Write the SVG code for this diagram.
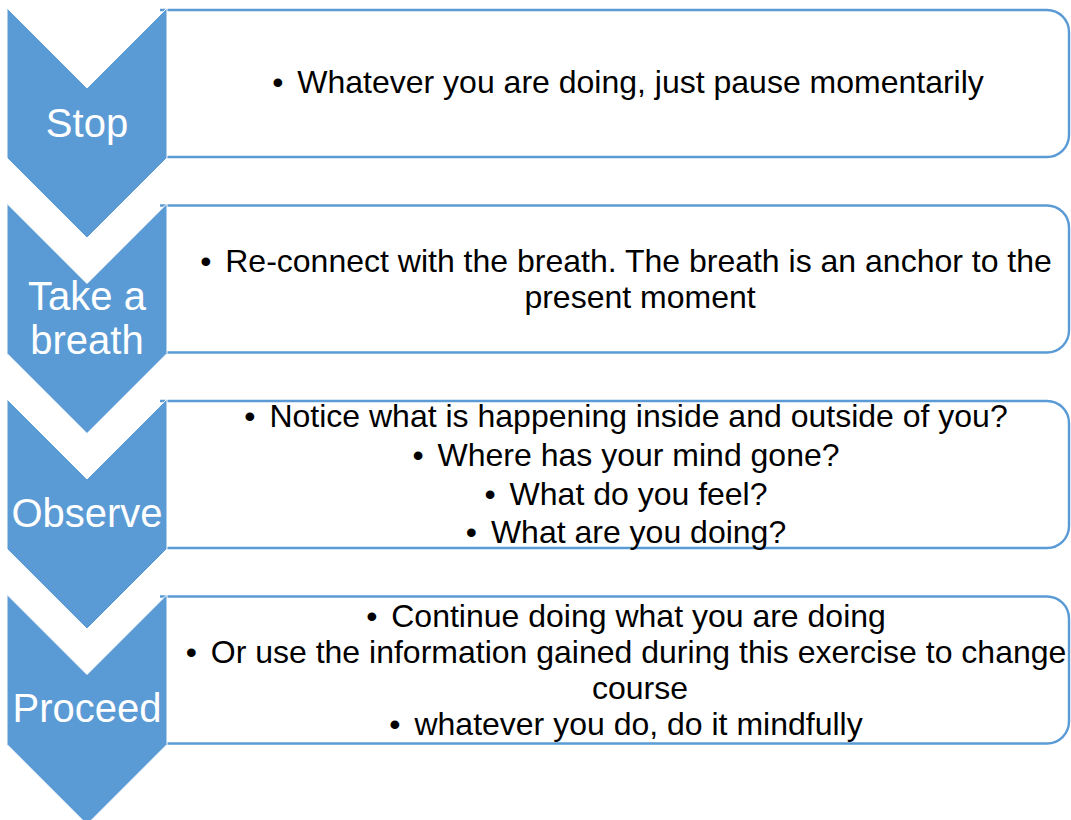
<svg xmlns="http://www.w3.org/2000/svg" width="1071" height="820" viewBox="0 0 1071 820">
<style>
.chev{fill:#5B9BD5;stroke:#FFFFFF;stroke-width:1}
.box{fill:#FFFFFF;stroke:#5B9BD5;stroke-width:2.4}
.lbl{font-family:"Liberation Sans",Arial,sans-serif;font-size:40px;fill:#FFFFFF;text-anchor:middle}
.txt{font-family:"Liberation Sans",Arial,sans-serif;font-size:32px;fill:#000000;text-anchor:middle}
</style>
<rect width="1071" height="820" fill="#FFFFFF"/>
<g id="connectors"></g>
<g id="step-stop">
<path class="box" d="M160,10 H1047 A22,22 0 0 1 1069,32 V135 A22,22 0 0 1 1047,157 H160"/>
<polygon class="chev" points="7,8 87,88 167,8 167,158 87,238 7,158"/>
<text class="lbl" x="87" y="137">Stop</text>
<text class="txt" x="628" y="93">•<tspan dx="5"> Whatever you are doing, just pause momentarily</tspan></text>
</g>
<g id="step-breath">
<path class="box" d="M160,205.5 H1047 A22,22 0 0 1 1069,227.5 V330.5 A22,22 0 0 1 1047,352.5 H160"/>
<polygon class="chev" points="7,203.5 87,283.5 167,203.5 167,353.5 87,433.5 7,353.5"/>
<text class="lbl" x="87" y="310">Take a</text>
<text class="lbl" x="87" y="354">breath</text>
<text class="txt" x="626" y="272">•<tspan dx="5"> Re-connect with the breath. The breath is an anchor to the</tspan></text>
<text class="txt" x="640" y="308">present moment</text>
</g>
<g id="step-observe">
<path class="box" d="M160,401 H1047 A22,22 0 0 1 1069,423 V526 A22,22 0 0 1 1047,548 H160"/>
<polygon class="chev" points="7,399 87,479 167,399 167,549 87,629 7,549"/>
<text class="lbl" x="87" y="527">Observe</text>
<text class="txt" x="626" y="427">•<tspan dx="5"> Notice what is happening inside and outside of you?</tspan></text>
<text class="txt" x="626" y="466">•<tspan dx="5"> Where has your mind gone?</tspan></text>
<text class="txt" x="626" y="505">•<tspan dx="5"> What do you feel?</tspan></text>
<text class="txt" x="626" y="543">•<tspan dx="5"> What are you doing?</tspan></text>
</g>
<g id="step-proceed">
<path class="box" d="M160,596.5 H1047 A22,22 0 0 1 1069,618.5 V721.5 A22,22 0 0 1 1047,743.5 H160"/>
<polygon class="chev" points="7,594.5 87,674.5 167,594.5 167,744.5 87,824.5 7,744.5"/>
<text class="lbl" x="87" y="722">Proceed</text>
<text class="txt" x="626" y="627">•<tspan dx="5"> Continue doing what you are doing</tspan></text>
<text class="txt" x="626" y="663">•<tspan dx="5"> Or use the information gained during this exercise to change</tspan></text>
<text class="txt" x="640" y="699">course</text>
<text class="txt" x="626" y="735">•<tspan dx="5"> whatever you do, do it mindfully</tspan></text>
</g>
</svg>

-- -- --

Directive:
Copy the listing in full and without alteration, omitting every picture.

Exercise solution:
Write the SVG code for this diagram.
<svg xmlns="http://www.w3.org/2000/svg" width="1071" height="820" viewBox="0 0 1071 820">
<style>
.chev{fill:#5B9BD5;stroke:#FFFFFF;stroke-width:1}
.box{fill:#FFFFFF;stroke:#5B9BD5;stroke-width:2.4}
.lbl{font-family:"Liberation Sans",Arial,sans-serif;font-size:40px;fill:#FFFFFF;text-anchor:middle}
.txt{font-family:"Liberation Sans",Arial,sans-serif;font-size:32px;fill:#000000;text-anchor:middle}
</style>
<rect width="1071" height="820" fill="#FFFFFF"/>
<g id="connectors"></g>
<g id="step-stop">
<path class="box" d="M160,10 H1047 A22,22 0 0 1 1069,32 V135 A22,22 0 0 1 1047,157 H160"/>
<polygon class="chev" points="7,8 87,88 167,8 167,158 87,238 7,158"/>
<text class="lbl" x="87" y="137">Stop</text>
<text class="txt" x="628" y="93">•<tspan dx="5"> Whatever you are doing, just pause momentarily</tspan></text>
</g>
<g id="step-breath">
<path class="box" d="M160,205.5 H1047 A22,22 0 0 1 1069,227.5 V330.5 A22,22 0 0 1 1047,352.5 H160"/>
<polygon class="chev" points="7,203.5 87,283.5 167,203.5 167,353.5 87,433.5 7,353.5"/>
<text class="lbl" x="87" y="310">Take a</text>
<text class="lbl" x="87" y="354">breath</text>
<text class="txt" x="626" y="272">•<tspan dx="5"> Re-connect with the breath. The breath is an anchor to the</tspan></text>
<text class="txt" x="640" y="308">present moment</text>
</g>
<g id="step-observe">
<path class="box" d="M160,401 H1047 A22,22 0 0 1 1069,423 V526 A22,22 0 0 1 1047,548 H160"/>
<polygon class="chev" points="7,399 87,479 167,399 167,549 87,629 7,549"/>
<text class="lbl" x="87" y="527">Observe</text>
<text class="txt" x="626" y="427">•<tspan dx="5"> Notice what is happening inside and outside of you?</tspan></text>
<text class="txt" x="626" y="466">•<tspan dx="5"> Where has your mind gone?</tspan></text>
<text class="txt" x="626" y="505">•<tspan dx="5"> What do you feel?</tspan></text>
<text class="txt" x="626" y="543">•<tspan dx="5"> What are you doing?</tspan></text>
</g>
<g id="step-proceed">
<path class="box" d="M160,596.5 H1047 A22,22 0 0 1 1069,618.5 V721.5 A22,22 0 0 1 1047,743.5 H160"/>
<polygon class="chev" points="7,594.5 87,674.5 167,594.5 167,744.5 87,824.5 7,744.5"/>
<text class="lbl" x="87" y="722">Proceed</text>
<text class="txt" x="626" y="627">•<tspan dx="5"> Continue doing what you are doing</tspan></text>
<text class="txt" x="626" y="663">•<tspan dx="5"> Or use the information gained during this exercise to change</tspan></text>
<text class="txt" x="640" y="699">course</text>
<text class="txt" x="626" y="735">•<tspan dx="5"> whatever you do, do it mindfully</tspan></text>
</g>
</svg>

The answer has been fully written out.